Verdict: It’s a good idea, and the price isn’t that bad either. It’s just poorly executed.
Magic Trackpad: $99
Generally I try to avoid using trackpads. They shit me. I don’t mind the ones that come with the MacBooks because they’re an actual button, preventing me from accidentally tapping when I don’t want to. I can understand Apple wanting to include more “touching” (heh) in their products thanks to the success of the iPad/iPhone, but this is going too far. I seriously cannot imagine why somebody would want to use this thing. It’s just an oversized trackpad!
Magic Mouse: $99
At first glance, this thing seems absurd. It’s a mouse without buttons. Basically it’s a combination of a trackpad and a mouse. The pointer is moved using the mouse, but the input is directed using the touch surface. It looks confusing to use, and probably a bit difficult. Also it has a few tracking issues and isn’t as good as mice from a giant like Logitech. It comes standard with new iMacs though.
Verdict: Comes free, but $99 for this? No way.

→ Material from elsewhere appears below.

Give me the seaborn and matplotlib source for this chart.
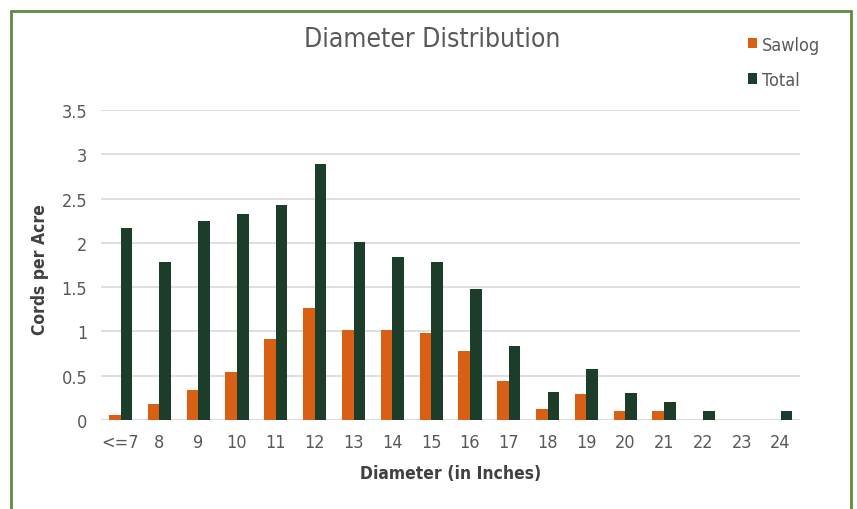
import matplotlib
matplotlib.use("Agg")
import matplotlib.pyplot as plt
import seaborn as sns
import pandas as pd
from matplotlib.lines import Line2D
from matplotlib.patches import Patch

# Diameter classes and cords per acre for each product
diameters = ["<=7", "8", "9", "10", "11", "12", "13", "14", "15", "16",
             "17", "18", "19", "20", "21", "22", "23", "24"]
sawlog = [0.06, 0.18, 0.34, 0.54, 0.92, 1.27, 1.02, 1.02, 0.98, 0.78,
          0.44, 0.12, 0.29, 0.10, 0.10, 0.0, 0.0, 0.0]
total = [2.17, 1.79, 2.25, 2.33, 2.43, 2.89, 2.01, 1.84, 1.78, 1.48,
         0.84, 0.32, 0.58, 0.31, 0.20, 0.10, 0.0, 0.10]
series = ["Sawlog", "Total"]
yticks = [0, 0.5, 1, 1.5, 2, 2.5, 3, 3.5]
ytick_labels = ["0", "0.5", "1", "1.5", "2", "2.5", "3", "3.5"]

colors = {"Sawlog": "#D95F14", "Total": "#1B3D2A"}
text_grey = "#595959"
label_grey = "#404040"

df = pd.DataFrame({
    "Diameter": diameters * 2,
    "Cords": sawlog + total,
    "Series": [series[0]] * len(diameters) + [series[1]] * len(diameters),
})

sns.set_theme(style="white")
plt.rcParams["font.family"] = ["DejaVu Sans"]
plt.rcParams["font.stretch"] = "condensed"

fig = plt.figure(figsize=(8.57, 5.10), dpi=100)
ax = fig.add_axes([0.118, 0.1745, 0.8155, 0.6075])

sns.barplot(data=df, x="Diameter", y="Cords", hue="Series", order=diameters,
            hue_order=series, palette=colors, saturation=1, width=0.6,
            linewidth=0, errorbar=None, ax=ax, zorder=3, legend=False)

ax.set_ylim(0, 3.5)
ax.set_xlim(-0.5, len(diameters) - 0.5)
ax.set_yticks(yticks)
ax.set_yticklabels(ytick_labels)
ax.yaxis.grid(True, color="#D9D9D9", linewidth=1.2, zorder=0)
ax.xaxis.grid(False)
for s in ["top", "right", "left", "bottom"]:
    ax.spines[s].set_visible(False)
ax.axhline(0, color="#D9D9D9", linewidth=1.2, zorder=2)
ax.tick_params(axis="y", length=0, labelsize=13, colors=text_grey, pad=10)
ax.tick_params(axis="x", length=0, labelsize=13, colors=text_grey, pad=9)

ax.set_xlabel("Diameter (in Inches)", fontsize=12.5, color=label_grey,
              fontweight="bold")
ax.xaxis.label.set_va("center")
ax.xaxis.set_label_coords(0.5, -0.171)
ax.set_ylabel("Cords per Acre", fontsize=12.5, color=label_grey,
              fontweight="bold")
ax.yaxis.label.set_va("center")
ax.yaxis.set_label_coords(-0.0873, 0.49)

fig.text(0.504, 0.921, "Diameter Distribution", ha="center", va="center",
         fontsize=19, color=text_grey)

handles = [Patch(facecolor=colors[s], edgecolor="none") for s in series]
fig.legend(handles, series, loc="upper left", bbox_to_anchor=(0.854, 0.960),
           frameon=False, fontsize=13, labelcolor=text_grey,
           handlelength=0.5, handleheight=0.5, handletextpad=0.25,
           labelspacing=0.95)

# outer frame around the chart
frame_color = "#5E8C3E"
for xs, ys in [([0.013, 0.013], [0.0, 0.976]),
               ([0.013, 0.993], [0.976, 0.976]),
               ([0.993, 0.993], [0.0, 0.976])]:
    fig.add_artist(Line2D(xs, ys, transform=fig.transFigure,
                          color=frame_color, linewidth=2))

fig.savefig("out.png", dpi=100, facecolor="white")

There’s a lot of questionable stuff on the Mac product lineup; the Mac Pro is borderline retarded, and the less said about the Magic Mouse or Trackpad, the better. That said though their MacBook lineup is still quite reasoanble, and they have some interesting products with Airport Express and Time Capsule. They need to fix issues with these devices before they can break away from their stigma of being Apple products though. As for the iMac; apart from the price to performance ratio, it’s a fairly capable system with a fantastic form factor that might be worth checking out if you’re looking to switch. You’ve probably noticed that I’ve said nothing about iPods, iPhones or iPads. It’s not worth mentioning except to say that it’s clearly Apple’s new focus, so I wonder what will become of their computer market?